■ GOAL
Pictures stay out of this copy, which runs from the first line of the material through the line containing "anchor=base] (title2) at".

■ DATA EXCERPT
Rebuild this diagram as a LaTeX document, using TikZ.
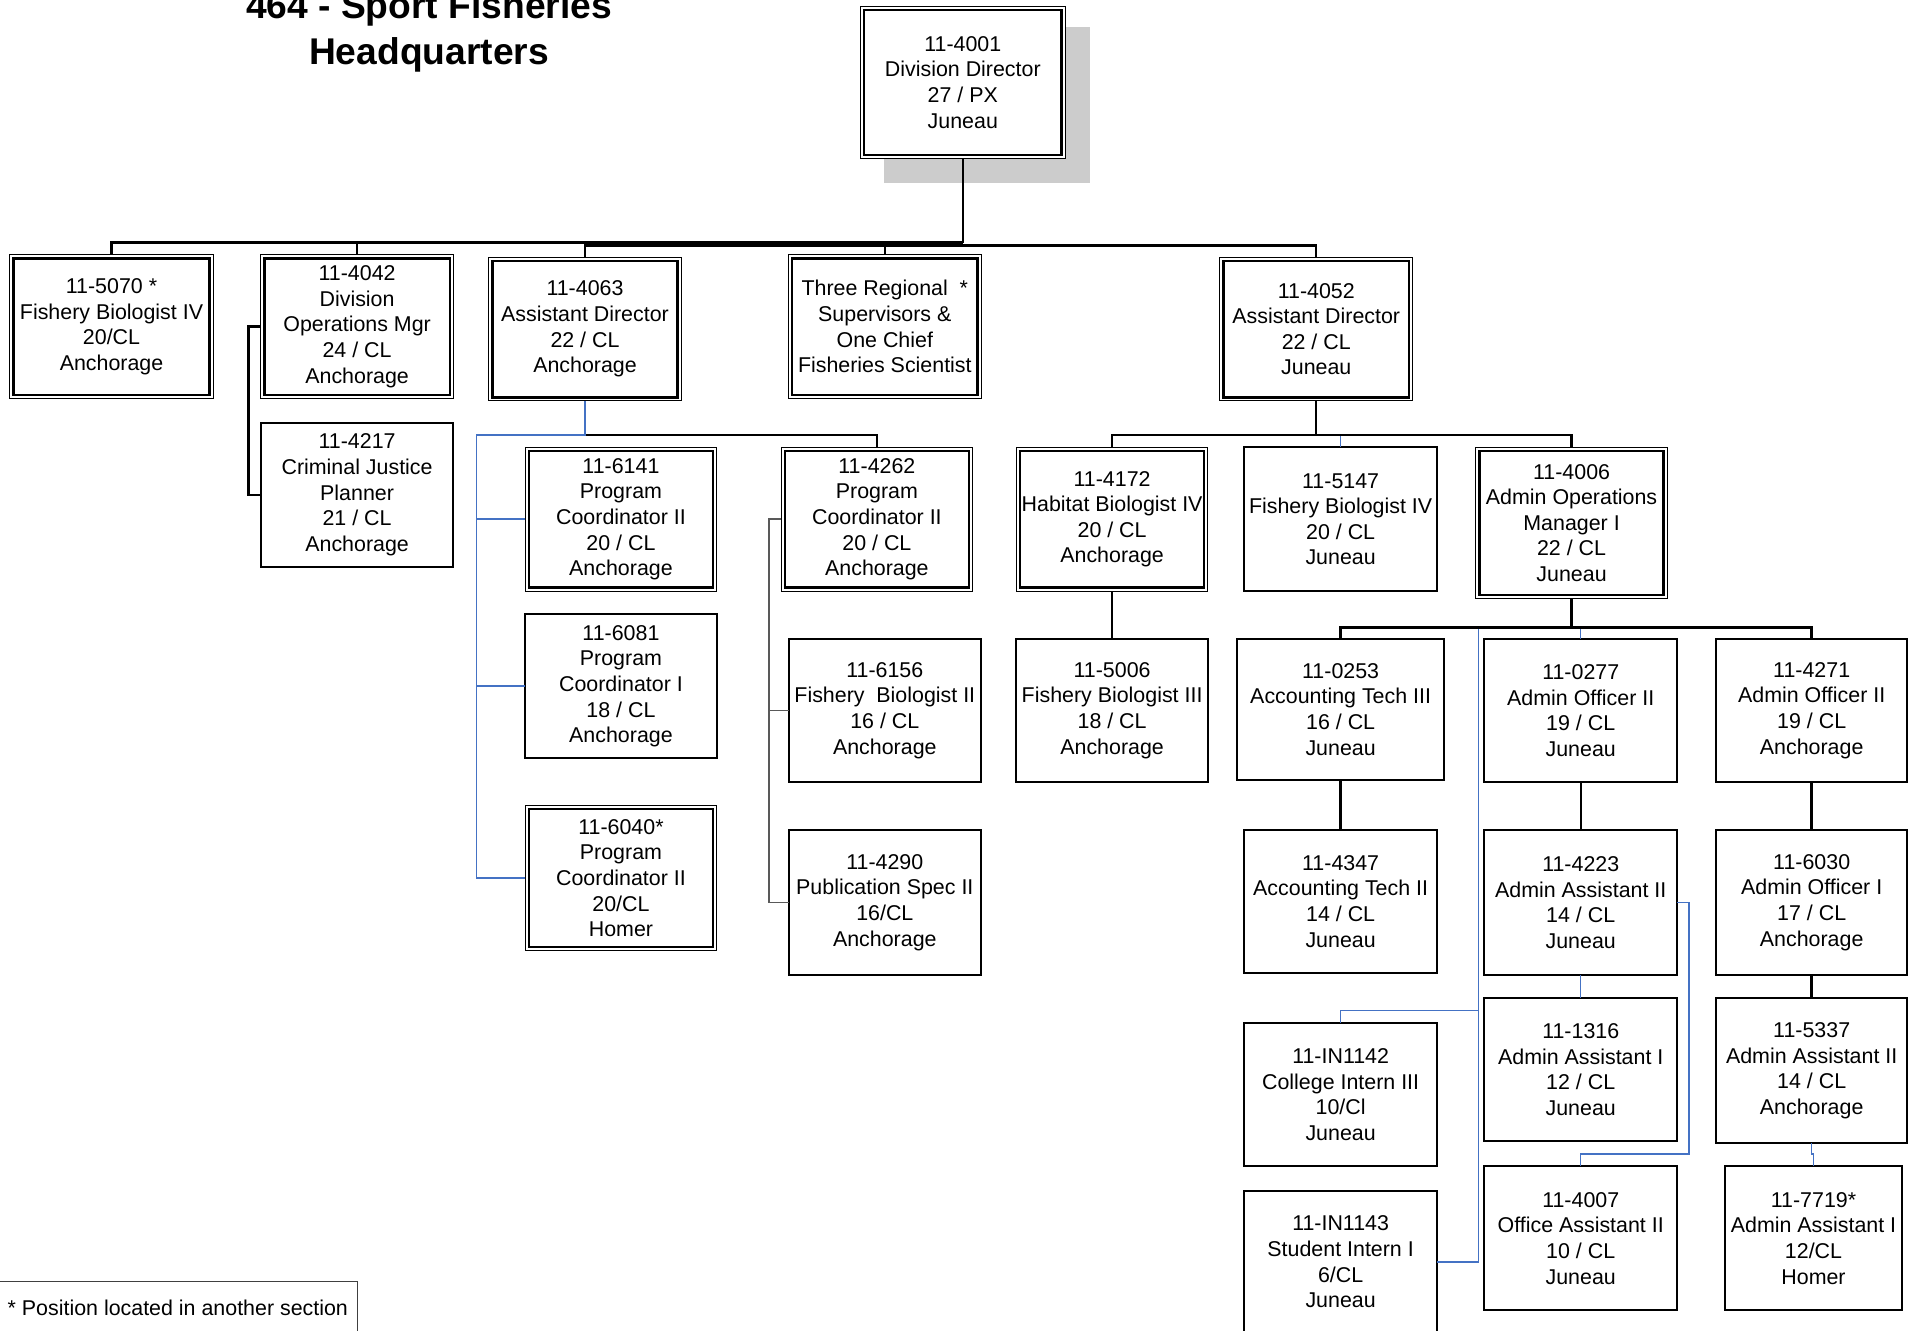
\documentclass[tikz,border=0pt]{standalone}
\usepackage{fontspec}
\setmainfont{Liberation Sans}
\definecolor{lnblue}{HTML}{4472C4}
\definecolor{shadowgray}{HTML}{CCCCCC}
\newcommand{\SingleBox}[6]{%
  \node[sbx, minimum width={((#4)-(#2))*0.609375pt}, minimum height={((#5)-(#3))*0.609375pt}]
    (#1) at ({((#2)+(#4))/2},{((#3)+(#5))/2}) {#6};}
\newcommand{\DoubleBox}[6]{%
  \node[dbx, minimum width={((#4)-(#2))*0.609375pt}, minimum height={((#5)-(#3))*0.609375pt}]
    (#1) at ({((#2)+(#4))/2},{((#3)+(#5))/2}) {#6};
  \draw[innerline] ([shift={(3,3)}]#1.north west) rectangle ([shift={(-3,-3)}]#1.south east);}
\begin{document}
\begin{tikzpicture}[x=0.609375pt,y=-0.609375pt,
  boxfont/.style={font=\fontsize{10.7pt}{12.8pt}\selectfont},
  sbx/.style={draw, line width=1pt, fill=white, align=center, inner sep=0pt, outer sep=0pt, boxfont},
  dbx/.style={draw, line width=0.5pt, fill=white, align=center, inner sep=0pt, outer sep=0pt, boxfont},
  innerline/.style={line width=1.2pt},
  conn/.style={line width=1.2pt, black},
  bl/.style={line width=0.75pt, lnblue},
  gr/.style={line width=0.8pt, black!65},
  titlefont/.style={font=\bfseries\fontsize{18.6pt}{23pt}\selectfont},
]
\useasboundingbox (0,0) rectangle (1568,1092);
\fill[white] (0,0) rectangle (1568,1092);

% title
\node[titlefont, anchor=base] (title1) at (352,15) {464 - Sport Fisheries};
\node[titlefont, anchor=base] (title2) at (352,53) {Headquarters};

% top box with shadow
\fill[shadowgray] (725,22) rectangle (894,150);
\DoubleBox{top}{706}{5}{874}{130}{11-4001\\Division Director\\27 / PX\\Juneau}

% row 1
\DoubleBox{b5070}{8}{209}{175}{327}{11-5070 *\\Fishery Biologist IV\\20/CL\\Anchorage}
\DoubleBox{b4042}{214}{209}{372}{327}{11-4042\\Division\\Operations Mgr\\24 / CL\\Anchorage}
\DoubleBox{b4063}{401}{211}{559}{329}{11-4063\\Assistant Director\\22 / CL\\Anchorage}
\DoubleBox{bthree}{647}{209}{805}{327}{Three Regional\ \ *\\Supervisors \&\\One Chief\\Fisheries Scientist}
\DoubleBox{b4052}{1001}{211}{1159}{329}{11-4052\\Assistant Director\\22 / CL\\Juneau}

% left groups
\SingleBox{b4217}{214}{347}{372}{465}{11-4217\\Criminal Justice\\Planner\\21 / CL\\Anchorage}
\DoubleBox{b6141}{431}{367}{588}{485}{11-6141\\Program\\Coordinator II\\20 / CL\\Anchorage}
\DoubleBox{b4262}{641}{367}{798}{485}{11-4262\\Program\\Coordinator II\\20 / CL\\Anchorage}
\SingleBox{b6081}{431}{504}{588}{622}{11-6081\\Program\\Coordinator I\\18 / CL\\Anchorage}
\DoubleBox{b6040}{431}{661}{588}{780}{11-6040*\\Program\\Coordinator II\\20/CL\\Homer}
\SingleBox{b6156}{647}{524}{805}{642}{11-6156\\Fishery\ \ Biologist II\\16 / CL\\Anchorage}
\SingleBox{b4290}{647}{681}{805}{800}{11-4290\\Publication Spec II\\16/CL\\Anchorage}

% right groups
\DoubleBox{b4172}{834}{367}{991}{485}{11-4172\\Habitat Biologist IV\\20 / CL\\Anchorage}
\SingleBox{b5147}{1021}{367}{1179}{485}{11-5147\\Fishery Biologist IV\\20 / CL\\Juneau}
\DoubleBox{b4006}{1211}{367}{1368}{491}{11-4006\\Admin Operations\\Manager I\\22 / CL\\Juneau}
\SingleBox{b5006}{834}{524}{991}{642}{11-5006\\Fishery Biologist III\\18 / CL\\Anchorage}
\SingleBox{b0253}{1015}{524}{1185}{640}{11-0253\\Accounting Tech III\\16 / CL\\Juneau}
\SingleBox{b0277}{1218}{524}{1376}{642}{11-0277\\Admin Officer II\\19 / CL\\Juneau}
\SingleBox{b4271}{1408}{524}{1565}{642}{11-4271\\Admin Officer II\\19 / CL\\Anchorage}
\SingleBox{b4347}{1021}{681}{1179}{798}{11-4347\\Accounting Tech II\\14 / CL\\Juneau}
\SingleBox{b4223}{1218}{681}{1376}{800}{11-4223\\Admin Assistant II\\14 / CL\\Juneau}
\SingleBox{b6030}{1408}{681}{1565}{800}{11-6030\\Admin Officer I\\17 / CL\\Anchorage}
\SingleBox{bIN1142}{1021}{839}{1179}{957}{11-IN1142\\College Intern III\\10/Cl\\Juneau}
\SingleBox{b1316}{1218}{819}{1376}{936}{11-1316\\Admin Assistant I\\12 / CL\\Juneau}
\SingleBox{b5337}{1408}{819}{1565}{938}{11-5337\\Admin Assistant II\\14 / CL\\Anchorage}
\SingleBox{bIN1143}{1021}{977}{1179}{1094}{11-IN1143\\Student Intern I\\6/CL\\Juneau}
\SingleBox{b4007}{1218}{957}{1376}{1075}{11-4007\\Office Assistant II\\10 / CL\\Juneau}
\SingleBox{b7719}{1415}{957}{1561}{1075}{11-7719*\\Admin Assistant I\\12/CL\\Homer}

% footnote
\node[draw=black!75, line width=0.6pt, anchor=north west, inner sep=0pt,
      minimum width={294*0.609375pt}, minimum height={50*0.609375pt}] (notebox) at (-1,1051) {};
\node[boxfont, anchor=west, inner sep=0pt] (notetext) at (6,1073) {* Position located in another section};

% level coordinates
\coordinate (yA) at (0,199);
\coordinate (yB) at (0,201.5);
\coordinate (y357) at (0,357);
\coordinate (y515) at (0,515);
\coordinate (y829) at (0,829);
\coordinate (y947) at (0,947);
\coordinate (x204) at (204,0);
\coordinate (x391) at (391,0);
\coordinate (x631) at (631,0);
\coordinate (x1213) at (1213,0);
\coordinate (x1386) at (1386,0);

% top level
\draw[conn] (top.south) -- (top.south |- yA);
\draw[conn] (b5070.north) -- (b5070.north |- yA) -- (top.south |- yA);
\draw[conn] (b4042.north) -- (b4042.north |- yA);
\draw[conn] (b4063.north) -- (b4063.north |- yB) -- (b4052.north |- yB) -- (b4052.north);
\draw[conn] (bthree.north) -- (bthree.north |- yB);

% 4042 -> 4217
\draw[conn] (b4042.west) -- (b4042.west -| x204) |- (b4217.west);

% 4063 group
\draw[conn] (b4063.south) -- (b4063.south |- y357) -| (b4262.north);
\draw[bl] (b4063.south) -- (b4063.south |- y357) -| (x391 |- b6040.west) -- (b6040.west);
\draw[bl] (x391 |- b6141.west) -- (b6141.west);
\draw[bl] (x391 |- b6081.west) -- (b6081.west);

% 4262 group
\draw[gr] (b4262.west) -| (x631 |- b4290.west) -- (b4290.west);
\draw[gr] (x631 |- b6156.west) -- (b6156.west);

% 4052 group
\draw[bl] (b4052.south) -- (b4052.south |- y357) -| (b5147.north);
\draw[conn] (b4052.south) -- (b4052.south |- y357);
\draw[conn] (b4172.north) |- (b4006.north |- y357) -- (b4006.north);
\draw[conn] (b4172.south) -- (b5006.north);

% 4006 group
\draw[bl] (b4006.south) -- (b4006.south |- y515) -| (x1213 |- bIN1143.east) -- (bIN1143.east);
\draw[bl] (x1213 |- y829) -| (bIN1142.north);
\draw[bl] (b4006.south |- y515) -| (b0277.north);
\draw[conn] (b4006.south) -- (b4006.south |- y515);
\draw[conn] (b0253.north) |- (b4271.north |- y515) -- (b4271.north);
\draw[conn] (b0253.south) -- (b4347.north);
\draw[conn] (b0277.south) -- (b4223.north);
\draw[conn] (b4271.south) -- (b6030.north);
\draw[conn] (b6030.south) -- (b5337.north);
\draw[bl] (b4223.south) -- (b1316.north);
\draw[bl] (b4223.east) -| (x1386 |- y947) -| (b4007.north);
\draw[bl] (b5337.south) -- (b5337.south |- y947) -| (b7719.north);
\end{tikzpicture}
\end{document}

■ EXERCISE OUTPUT
Rebuild this diagram as a LaTeX document, using TikZ.
\documentclass[tikz,border=0pt]{standalone}
\usepackage{fontspec}
\setmainfont{Liberation Sans}
\definecolor{lnblue}{HTML}{4472C4}
\definecolor{shadowgray}{HTML}{CCCCCC}
\newcommand{\SingleBox}[6]{%
  \node[sbx, minimum width={((#4)-(#2))*0.609375pt}, minimum height={((#5)-(#3))*0.609375pt}]
    (#1) at ({((#2)+(#4))/2},{((#3)+(#5))/2}) {#6};}
\newcommand{\DoubleBox}[6]{%
  \node[dbx, minimum width={((#4)-(#2))*0.609375pt}, minimum height={((#5)-(#3))*0.609375pt}]
    (#1) at ({((#2)+(#4))/2},{((#3)+(#5))/2}) {#6};
  \draw[innerline] ([shift={(3,3)}]#1.north west) rectangle ([shift={(-3,-3)}]#1.south east);}
\begin{document}
\begin{tikzpicture}[x=0.609375pt,y=-0.609375pt,
  boxfont/.style={font=\fontsize{10.7pt}{12.8pt}\selectfont},
  sbx/.style={draw, line width=1pt, fill=white, align=center, inner sep=0pt, outer sep=0pt, boxfont},
  dbx/.style={draw, line width=0.5pt, fill=white, align=center, inner sep=0pt, outer sep=0pt, boxfont},
  innerline/.style={line width=1.2pt},
  conn/.style={line width=1.2pt, black},
  bl/.style={line width=0.75pt, lnblue},
  gr/.style={line width=0.8pt, black!65},
  titlefont/.style={font=\bfseries\fontsize{18.6pt}{23pt}\selectfont},
]
\useasboundingbox (0,0) rectangle (1568,1092);
\fill[white] (0,0) rectangle (1568,1092);

% title
\node[titlefont, anchor=base] (title1) at (352,15) {464 - Sport Fisheries};
\node[titlefont, anchor=base] (title2) at (352,53) {Headquarters};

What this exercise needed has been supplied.